Bitcoin slipped below $61,500 this week, crossing a threshold that triggered fresh debate among technical analysts tracking the asset's long-term valuation bands. The move marks the first time the world's largest cryptocurrency has entered the lowest rung of what crypto observers call the Rainbow Chart, a logarithmic price floor that founder and entrepreneur Aki Balogh introduced years ago as a visual representation of Bitcoin's historical support levels.

The Rainbow Chart arranges price zones in color-coded bands, with the lowest representing what the chart's creator and its followers describe as the 'BTC is dead' zone. Bitcoin's dip to this level came after a roughly 50% pullback from its recent highs, a decline sharp enough to rekindle old debates about whether the asset has structural support at these prices or whether further downside is plausible.

What the chart actually shows

The Rainbow Chart is not a formal market tool or endorsed by any major exchange or institution. It's a technical analysis framework that plots Bitcoin's historical price movements against moving averages to suggest zones where the asset has traditionally found buyers. The lowest band sits around the 200-week moving average and represents periods when sentiment has curdled enough that holders abandon positions or capitulation accelerates.

Crypto analysts and traders have tracked entries and exits through these bands for years. Breakdowns below the floor have historically preceded sharp rebounds in some cases, while in others they've marked the beginning of much longer bottoming processes. The chart gained particular attention in 2018 and 2022, when Bitcoin traded in the lowest zones for extended periods before recovering.

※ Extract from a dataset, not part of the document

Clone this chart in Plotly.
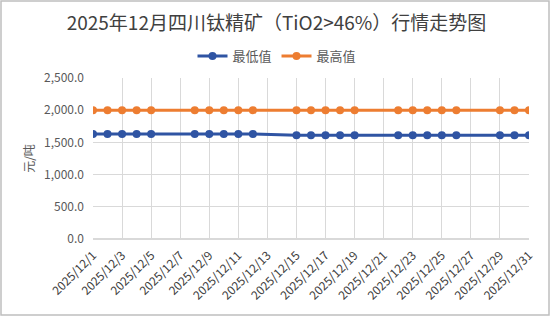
import plotly.graph_objects as go

# Trading days in December 2025 and quoted prices (元/吨)
dates = ["2025-12-01", "2025-12-02", "2025-12-03", "2025-12-04", "2025-12-05",
         "2025-12-08", "2025-12-09", "2025-12-10", "2025-12-11", "2025-12-12",
         "2025-12-15", "2025-12-16", "2025-12-17", "2025-12-18", "2025-12-19",
         "2025-12-22", "2025-12-23", "2025-12-24", "2025-12-25", "2025-12-26",
         "2025-12-29", "2025-12-30", "2025-12-31"]
low_price = [1630, 1630, 1630, 1630, 1630,
             1630, 1630, 1630, 1630, 1630,
             1610, 1610, 1610, 1610, 1610,
             1610, 1610, 1610, 1610, 1610,
             1610, 1610, 1610]
high_price = [2000, 2000, 2000, 2000, 2000,
              2000, 2000, 2000, 2000, 2000,
              2000, 2000, 2000, 2000, 2000,
              2000, 2000, 2000, 2000, 2000,
              2000, 2000, 2000]

FONT = "Noto Sans CJK SC"
BLUE = "#2F54A3"
ORANGE = "#ED7D31"

W, H = 553, 324
L, R, T, B = 93, 24, 78, 85
PW, PH = W - L - R, H - T - B

fig = go.Figure()
fig.add_trace(go.Scatter(x=dates, y=low_price, name="最低值", mode="lines+markers",
                         line=dict(color=BLUE, width=3),
                         marker=dict(color=BLUE, size=8)))
fig.add_trace(go.Scatter(x=dates, y=high_price, name="最高值", mode="lines+markers",
                         line=dict(color=ORANGE, width=3),
                         marker=dict(color=ORANGE, size=8)))

fig.update_layout(
    width=W, height=H,
    margin=dict(l=L, r=R, t=T, b=B),
    paper_bgcolor="white", plot_bgcolor="white",
    font=dict(family=FONT, color="#595959", size=12),
    title=dict(text="2025年12月四川钛精矿（TiO2>46%）行情走势图",
               xref="container", x=0.5, xanchor="center",
               yref="container", y=1 - 23 / H, yanchor="middle",
               font=dict(family=FONT, size=19, color="#404040")),
    legend=dict(orientation="h", x=(277 - L) / PW, xanchor="center",
                y=1 + (T - 56) / PH, yanchor="middle",
                font=dict(family=FONT, size=13, color="#595959"),
                itemwidth=30, tracegroupgap=0),
    showlegend=True,
    shapes=[dict(type="rect", xref="paper", yref="paper",
                 x0=(1 - L) / PW, x1=(549 - L) / PW,
                 y0=(T + PH - 315) / PH, y1=(T + PH - 1) / PH,
                 line=dict(color="#BFBFBF", width=1.5))],
)

fig.update_xaxes(
    type="date", range=["2025-12-01", "2025-12-31"],
    tick0="2025-12-01", dtick=2 * 86400000, tickformat="%Y/%-m/%-d",
    tickangle=-45, tickfont=dict(family=FONT, size=12, color="#404040"),
    ticklabelstandoff=6,
    showgrid=True, gridcolor="#D9D9D9", gridwidth=1,
    showline=False, zeroline=False, ticks="",
)
fig.update_yaxes(
    range=[0, 2500], dtick=500, tickformat=",.1f",
    tickfont=dict(family=FONT, size=12, color="#595959"),
    ticklabelstandoff=8,
    title=dict(text="元/吨", font=dict(family=FONT, size=12, color="#595959"), standoff=6),
    showgrid=True, gridcolor="#D9D9D9", gridwidth=1,
    zeroline=True, zerolinecolor="#D9D9D9", showline=False, ticks="",
)

fig.write_html("out.html")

Why the pattern is unreliable

The appeal of the Rainbow Chart lies partly in its simplicity and historical grounding. But relying on it as a predictor of price floors has clear limitations. The chart assumes that historical volatility patterns remain stable across market regimes, an assumption that breaks down when institutional adoption, regulatory clarity, macro interest rates, or hash rate dynamics shift significantly. A 50% drop in 2018 happened in a very different institutional and technical environment than today, making direct pattern matching risky.

Additionally, the Rainbow Chart is retrospective by design. It maps past price behavior onto a grid, but market structure evolves. Miner capitulation dynamics, liquidation cascades on leveraged derivatives platforms, and the ability of large holders to absorb selling pressure have all changed since the chart's creation. Analysts who treat the chart as a hard floor rather than a rough reference point often overstate its predictive power.

The conversation it sparked

The crossing into the dead zone did resurface a familiar crypto market question: whether Bitcoin's true long-term support lies substantially lower, or whether buyers emerge at current levels. Miners operating at the margin will have tighter economics at lower prices, but the network's hash rate has remained relatively stable even through price downturns in recent years, suggesting operational resilience that earlier cycles lacked.

Market data shows Bitcoin at around $61,335 at publication. Whether the asset finds buyers at these levels or continues to test lower zones depends on broader macro sentiment, leverage unwinds, and whether major holders view the price as attractive relative to their cost basis—not on the color of a retroactive chart band.